Unternehmen Merkur
German Fallschirmjägers gained an almost mythical standing in the first couple years of WWII.
Sky soldiers of the 7th Flieger-Division cut off the evacuation of Polish officers in the invasion of that country in September 1939.
They made the the first airborne invasion when invading Denmark on the 9 April 1940, taking control of Aalborg Airport and other key strategic locations well behind the front lines by complete surprise. A sequel to this came the near simultaneous Norwegian campaign where German paratroopers captured the defended air base of Sola and leapfrogged around tough defensive obstacles to capture the rail junction at Dombas five days later (but was later taken prisoner by the Norwegians when they ran out of ammo– an important lesson that few airborne pundits kept in mind).
Then came Operation Fall Gelb during which Kurt Student’s Fallschirmjägers fell in little groups all over Belgium and the Netherlands capturing the bridges at Veldwezelt and Vroenhoeven along with the huge fort at Eben Emael.

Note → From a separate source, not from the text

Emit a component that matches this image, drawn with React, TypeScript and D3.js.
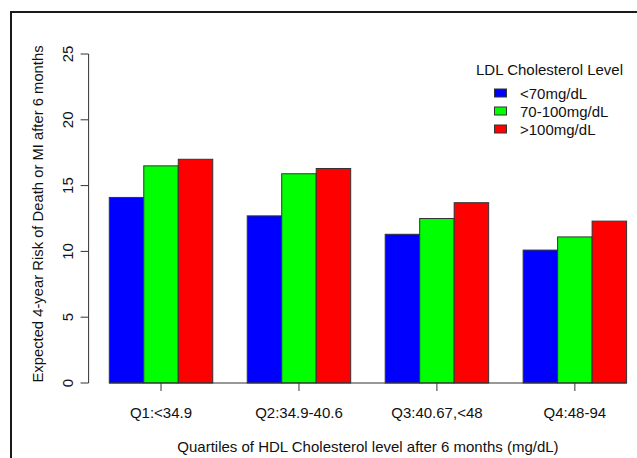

While most of these came out OK, (although Student caught a round from a Dutch infantryman’s Hemburg rifle), a larger effort to capture The Hague and the bridges around Rotterdam failed miserably as the paras went “a bridge to far” so to speak.
Nevertheless, Student’s paratroops were expanded into the 14,000-strong XI. Fliegerkorps, and, used in conjunction with follow-on airlifted troops, conducted the first mainly airborne invasion in military history in Operation Mercury when they dropped into Crete on May 20. While they won the 13-day battle, they faced a some 40,000~ Greek and Commonwealth troops who were ready for them– definitely not the ideal for a mass airborne jump.
On the first day, Student landed 750 glider troops and 7,200 paratroops– of which 80 percent wound up as casualties.